Last time I talked about the remodel / restoration of the master suite after our house fire. If you missed it, you can read it here. This post is about what we did with the living room.
When we bought our house, the living room had a very light beige (almost white) carpet. About two weeks before the fire, we had brand new hardwood floors installed. If only we had waited a little longer! Oh, well. Except for the flooring in the kitchen, which was ruined by the water used to put out the fire, the rest of the floors were salvageable. They just needed to be refinished.
One thing I was never crazy about in our living room was the bannister rail with spindles that housed the staircase to the downstairs. We had two dogs at the time and all the shedding fur liked to hang out in the spaces between the spindles. My plan, even before the fire, was to eliminate the spindly bannister and replace it with a simple half-wall. Clean lines and no trapped fur-balls! To our delight, it was actually to our advantage cost-wise, as well. Apparently the wooden bannister rail was a more expensive option than the half-wall, so we were given a credit for that expense, which we were able to apply elsewhere. Bonus!
Now to choose a color for the walls. I ended up picking out a warm medium-tone gray. (Dorian Gray) Our ceilings in the living room are vaulted and were originally popcorn. We decided to just do smooth ceilings and opted to have them painted a shade darker than the walls. (Dovetail)
The fireplace was originally outfitted with dark green marble tile, and the hearth came out about two feet from the wall. We decided to redesign it with a hearth that only extended out about one foot (to maximize space in our long, narrow living room), and used a slab of brownish gray quartz instead of tiles for a smooth, seamless look (and no required maintenance). We also made the fireplace mantel a little wider, with columns that were a bit more stout. There was a slight miscommunication about the corbels that I wanted, and at first they ordered and installed a set that looked smaller than what I had envisioned. I wanted them to be the same width as the columns, so we changed them out for a larger set.
I decided to repurpose the old corbels to hold a picture shelf over the stairway. I just painted and distressed a 4×4 and voila! Pretty simple. (Hanging it over the stairs, though, was another story!)
I also picked out a fun sconce for the stairwell from Restoration Hardware.

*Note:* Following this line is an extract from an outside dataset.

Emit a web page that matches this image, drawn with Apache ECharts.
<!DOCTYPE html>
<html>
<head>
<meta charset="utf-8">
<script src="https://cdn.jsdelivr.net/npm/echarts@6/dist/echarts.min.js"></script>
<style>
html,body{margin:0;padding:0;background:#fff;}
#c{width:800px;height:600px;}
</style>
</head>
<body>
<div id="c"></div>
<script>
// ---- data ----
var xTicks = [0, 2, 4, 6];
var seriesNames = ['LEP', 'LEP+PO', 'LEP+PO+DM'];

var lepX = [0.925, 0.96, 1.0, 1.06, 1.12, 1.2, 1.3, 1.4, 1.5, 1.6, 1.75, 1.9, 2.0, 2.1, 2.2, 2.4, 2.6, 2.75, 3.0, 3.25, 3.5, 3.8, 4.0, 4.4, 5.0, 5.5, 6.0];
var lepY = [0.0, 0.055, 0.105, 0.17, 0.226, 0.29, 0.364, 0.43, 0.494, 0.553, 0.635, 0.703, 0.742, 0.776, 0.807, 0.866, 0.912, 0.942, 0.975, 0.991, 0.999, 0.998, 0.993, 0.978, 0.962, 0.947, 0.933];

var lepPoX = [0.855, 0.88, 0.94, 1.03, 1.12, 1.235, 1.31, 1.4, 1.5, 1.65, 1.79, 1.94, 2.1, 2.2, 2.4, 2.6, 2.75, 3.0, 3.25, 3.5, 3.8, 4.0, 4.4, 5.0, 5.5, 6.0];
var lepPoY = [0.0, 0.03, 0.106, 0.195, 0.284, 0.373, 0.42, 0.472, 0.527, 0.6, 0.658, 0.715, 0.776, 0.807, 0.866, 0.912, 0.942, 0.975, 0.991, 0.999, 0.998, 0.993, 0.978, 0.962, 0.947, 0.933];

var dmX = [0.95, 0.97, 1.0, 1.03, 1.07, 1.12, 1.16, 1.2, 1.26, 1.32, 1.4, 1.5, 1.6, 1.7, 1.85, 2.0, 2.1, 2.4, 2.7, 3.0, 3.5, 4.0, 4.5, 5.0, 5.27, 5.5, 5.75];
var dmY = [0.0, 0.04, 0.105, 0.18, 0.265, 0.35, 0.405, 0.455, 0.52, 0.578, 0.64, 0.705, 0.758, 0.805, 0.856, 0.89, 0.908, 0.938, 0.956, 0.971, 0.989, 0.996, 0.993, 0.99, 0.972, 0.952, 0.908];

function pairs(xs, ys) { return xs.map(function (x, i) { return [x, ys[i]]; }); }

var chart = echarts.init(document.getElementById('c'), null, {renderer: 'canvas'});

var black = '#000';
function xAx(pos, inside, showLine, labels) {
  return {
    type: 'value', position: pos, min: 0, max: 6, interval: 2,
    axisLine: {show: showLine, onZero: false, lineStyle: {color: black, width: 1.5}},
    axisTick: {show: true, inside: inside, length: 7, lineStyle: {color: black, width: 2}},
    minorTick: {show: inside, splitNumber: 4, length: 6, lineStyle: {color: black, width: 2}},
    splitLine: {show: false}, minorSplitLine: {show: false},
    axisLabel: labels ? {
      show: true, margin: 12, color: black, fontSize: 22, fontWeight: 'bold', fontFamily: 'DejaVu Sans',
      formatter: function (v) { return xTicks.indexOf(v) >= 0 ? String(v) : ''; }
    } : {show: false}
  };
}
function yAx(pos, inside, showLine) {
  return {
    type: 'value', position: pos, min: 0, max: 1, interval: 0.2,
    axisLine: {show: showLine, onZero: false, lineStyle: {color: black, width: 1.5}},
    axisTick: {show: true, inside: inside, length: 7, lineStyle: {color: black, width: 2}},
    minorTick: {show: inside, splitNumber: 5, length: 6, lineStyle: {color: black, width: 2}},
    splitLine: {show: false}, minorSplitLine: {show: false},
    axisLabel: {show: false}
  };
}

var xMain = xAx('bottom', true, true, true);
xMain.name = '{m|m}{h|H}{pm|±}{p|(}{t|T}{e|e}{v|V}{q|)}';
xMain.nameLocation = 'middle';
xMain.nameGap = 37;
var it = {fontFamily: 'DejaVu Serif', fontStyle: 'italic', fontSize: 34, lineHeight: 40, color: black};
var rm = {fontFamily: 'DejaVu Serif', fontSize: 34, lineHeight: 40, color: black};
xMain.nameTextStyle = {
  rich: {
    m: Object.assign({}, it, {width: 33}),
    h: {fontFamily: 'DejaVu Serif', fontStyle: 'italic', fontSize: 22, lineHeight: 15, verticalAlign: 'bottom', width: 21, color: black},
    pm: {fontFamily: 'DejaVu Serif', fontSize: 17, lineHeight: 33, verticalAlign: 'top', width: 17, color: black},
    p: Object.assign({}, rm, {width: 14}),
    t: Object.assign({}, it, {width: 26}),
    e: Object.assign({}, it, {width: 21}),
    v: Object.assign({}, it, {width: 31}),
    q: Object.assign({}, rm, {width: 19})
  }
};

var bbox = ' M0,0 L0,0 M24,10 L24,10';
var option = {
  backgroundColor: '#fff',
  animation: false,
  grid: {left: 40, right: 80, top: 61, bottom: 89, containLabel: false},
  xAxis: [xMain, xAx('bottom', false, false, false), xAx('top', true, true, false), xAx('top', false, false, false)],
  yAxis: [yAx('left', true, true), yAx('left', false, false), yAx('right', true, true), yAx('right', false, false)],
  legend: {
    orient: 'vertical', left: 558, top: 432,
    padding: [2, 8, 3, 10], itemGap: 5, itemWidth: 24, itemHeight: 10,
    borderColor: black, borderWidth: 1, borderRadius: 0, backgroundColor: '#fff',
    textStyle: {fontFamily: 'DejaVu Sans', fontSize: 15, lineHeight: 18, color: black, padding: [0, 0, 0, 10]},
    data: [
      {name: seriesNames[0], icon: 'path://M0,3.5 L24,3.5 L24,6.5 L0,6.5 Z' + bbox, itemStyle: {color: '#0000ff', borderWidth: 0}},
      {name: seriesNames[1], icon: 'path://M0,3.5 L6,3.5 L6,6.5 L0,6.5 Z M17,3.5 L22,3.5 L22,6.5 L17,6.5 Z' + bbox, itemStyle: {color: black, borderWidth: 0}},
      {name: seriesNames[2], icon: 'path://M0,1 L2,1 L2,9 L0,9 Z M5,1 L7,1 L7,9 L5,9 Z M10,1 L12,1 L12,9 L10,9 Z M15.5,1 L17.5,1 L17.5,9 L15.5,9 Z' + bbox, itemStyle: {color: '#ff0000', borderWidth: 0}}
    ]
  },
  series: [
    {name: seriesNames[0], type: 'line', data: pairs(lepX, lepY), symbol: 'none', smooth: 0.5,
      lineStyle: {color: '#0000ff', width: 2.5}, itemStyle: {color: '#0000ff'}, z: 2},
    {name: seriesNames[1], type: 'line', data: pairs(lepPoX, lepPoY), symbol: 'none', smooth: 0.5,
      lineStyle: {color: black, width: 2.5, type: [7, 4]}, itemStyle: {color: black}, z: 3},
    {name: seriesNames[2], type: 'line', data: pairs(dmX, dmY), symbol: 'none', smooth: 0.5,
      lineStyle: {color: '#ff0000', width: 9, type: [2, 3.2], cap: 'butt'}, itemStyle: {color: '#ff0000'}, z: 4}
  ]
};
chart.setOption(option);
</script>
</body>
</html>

Another change we made to the living room was the removal of the “bar area”. Originally there was a bar overhanging the wall between the kitchen and the living room. It was a nice idea, but we never used it, so it was really just taking up space. And we would need all the space we could get for the coffee table I ended up picking out.
On to picking out the furniture. First, we needed to replace our two sofas. I ended up getting a great deal on a pair from Restoration Hardware, They were having a pretty decent closeout sale on some of the fabric options for their sofas. I picked out the English roll arm sofa in stone chenille faille fabric. At the time, I just so happened to also have a “friends and family” coupon for an extra 20% off. The total ended up being almost exactly what we were allotted from insurance for our smoke-damaged sofas, so it worked out perfectly.
Next, we needed a coffee table. I somehow managed to stumble upon the most amazing find at an antique market. (This is now my favorite piece of furniture in the whole house, by the way.) Two 1920s era old post office pallet carts. They were covered with various other antique doo-dads, which may have made them less noticeable to passersby (fortunately for me). As soon as I saw them, I was smitten. The wooden planks would definitely need some substantial sanding, and the rusty iron framing and hardware would have to be cleaned up. But once I finished all that (with some help from my sweet mother), we stacked one atop the other and the old splintered and rusted pallets were transformed into this beauty. At about 4 by 4.5 feet, it’s a pretty substantial piece of furniture, which is why we wanted to maximize all the living space that we could.
One of my favorite little details about the coffee table is that on one side, there is a stamp which is supposed to read “Receiving Dept.” But instead, what it actually says is, “Recveing Dept.” Grin.
In the corner by the large bay window, I created a reading nook. I placed our big comfy chair and a small end table catty corner to the window, accented by a large distressed oval mirror.
The last piece we needed for the living room was the entertainment center. Before the fire we had a tube tv (gasp! This was way back in 2009, mind you), which was stored inside a giant armoire. So we upgraded to a modern television, which we hung on the wall inside a wooden frame.
Then I picked out a cabinet to hold all of the other electronics, which I decided to refinish/paint in a champagne-y silver.
Since the house had to be stripped down to the studs, we were able to have the surround sound system easily installed with the wires behind the walls.
In keeping with our industrial decor, for the main lighting in the room I decided to make (with some electrical help from my father) a chandelier out of a wooden pallet. I sanded it and applied a grayish glaze to give it a weathered look. (The tissue poms in the photo are from my baby shower quite a while ago, but I left them up because I thought it might be something fun for baby to look at… and she actually DOES like them, as it turns out!)
That’s pretty much it for the living room, which ends this series on our home restoration.